13. “The World is on Fire” is a genre-less and bittersweet telling of a brief romance you had. Could you share more about what went into crafting this album?

The album took 2 months to finish top to bottom. For those two months all I would do was come back from long shifts at work and the gym, go straight to my bedroom and just create. My close friends never heard from me and my family never saw me leave my room. Before I started it I was in the worst state of writers block I’ve ever had in my life. I felt like my vision was taken away. Then a bunch of sad stuff happened and I drew lessons from it and then next thing you know I made something I can be proud of. 

14. How can humans help extinguish the flames that have the world on fire?

Me personally, you don’t. Just let the fire burn it all down and then build yourself a new. Much like a phoenix if you will.

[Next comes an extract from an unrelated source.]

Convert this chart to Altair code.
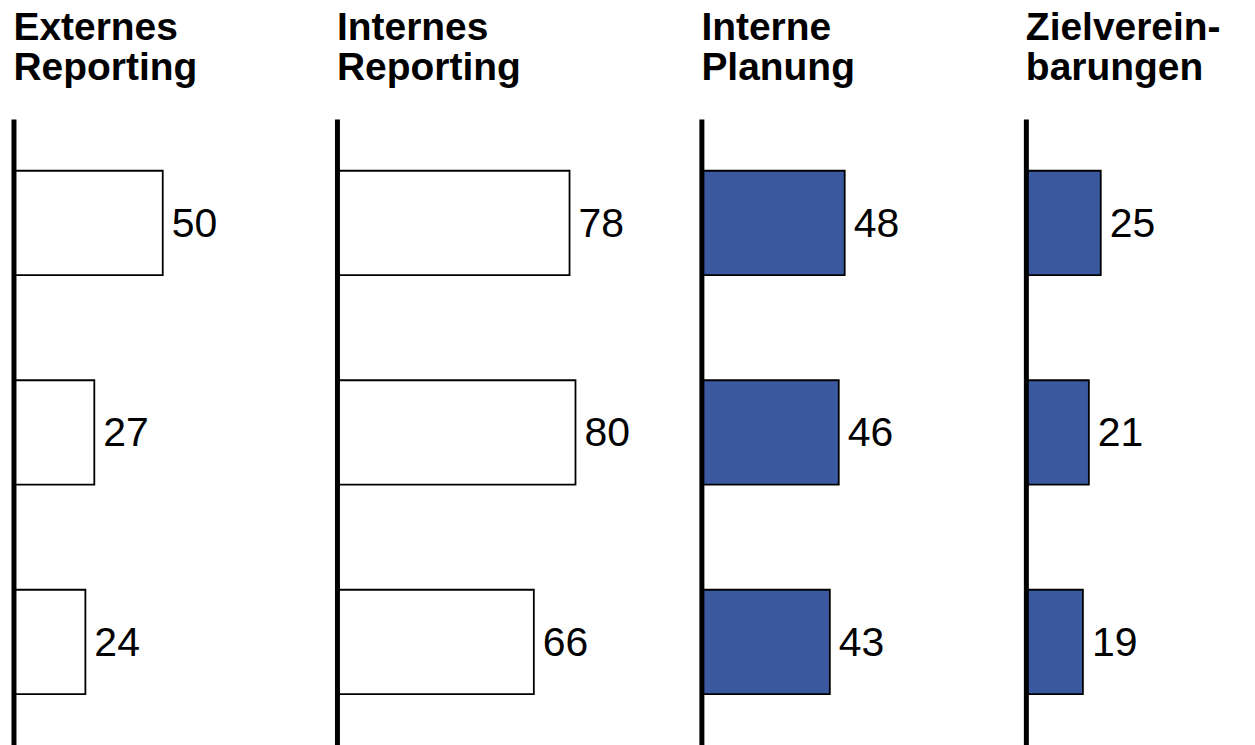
import altair as alt
import pandas as pd

# Three survey rows per panel, top to bottom
rows = ["r1", "r2", "r3"]

titles = [
    ["Externes", "Reporting"],
    ["Internes", "Reporting"],
    ["Interne", "Planung"],
    ["Zielverein-", "barungen"],
]
externes_reporting = [50, 27, 24]
internes_reporting = [78, 80, 66]
interne_planung = [48, 46, 43]
zielvereinbarungen = [25, 21, 19]
values = [externes_reporting, internes_reporting, interne_planung, zielvereinbarungen]

BLUE = "#3B59A0"
fills = ["white", "white", BLUE, BLUE]

panel_widths = [321, 362, 322, 229]
PX_PER_UNIT = 2.98
PLOT_H = 627
FONT = "Liberation Sans"


def panel(title, vals, fill, width):
    df = pd.DataFrame({"row": rows, "value": vals})
    x = alt.X(
        "value:Q",
        axis=None,
        scale=alt.Scale(domain=[0, width / PX_PER_UNIT], nice=False, zero=True),
    )
    y = alt.Y(
        "row:N",
        axis=None,
        sort=rows,
        scale=alt.Scale(paddingInner=0.502, paddingOuter=0.245),
    )
    base = alt.Chart(df)
    bars = base.mark_bar(fill=fill, stroke="black", strokeWidth=1.8).encode(x=x, y=y)
    labels = base.mark_text(
        align="left", baseline="middle", dx=9, dy=2,
        font=FONT, fontSize=41, color="black",
    ).encode(x=x, y=y, text="value:Q")
    spine = alt.Chart(pd.DataFrame({"k": [0]})).mark_rule(
        stroke="black", strokeWidth=5
    ).encode(x=alt.value(0), y=alt.value(0), y2=alt.value(PLOT_H))
    return alt.layer(bars, spine, labels).properties(
        width=width,
        height=PLOT_H,
        title=alt.Title(
            title,
            anchor="start",
            font=FONT,
            fontSize=39,
            fontWeight="bold",
            lineHeight=40,
            color="black",
            offset=29,
            dx=2,
        ),
    )


chart = alt.hconcat(
    *[panel(t, v, f, w) for t, v, f, w in zip(titles, values, fills, panel_widths)],
    spacing=0,
).properties(
    padding={"top": 8, "left": 11, "right": 0, "bottom": 0},
    background="white",
).configure_view(stroke=None)

chart.save("out.html", embed_options={"renderer": "svg", "actions": False})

I guess that relates to yourself; but in the grand scheme of things, build your communities, create new ones. Start new embers and spread a new fire and control it.

15. A human gets invited to see you perform. How would you describe your live shows?

Chill, fun, intimate. I love getting to know people at shows. 

16. What is next for Drew Sweat?

Increasing the reach of my project, it’s something I’m proud of and deserves the most respect from me so I’m gonna focus on pushing that for a bit. Besides that I’m just gonna live, my lust for life is at an all time high, adjacent to my creative battery. Just gonna keep walking cuz that’s all we can do. 

17. Where can readers listen to your music?

Pretty much everywhere, all major streaming platforms. And anyone can always reach out to me on my socials, I love meaningful conversation.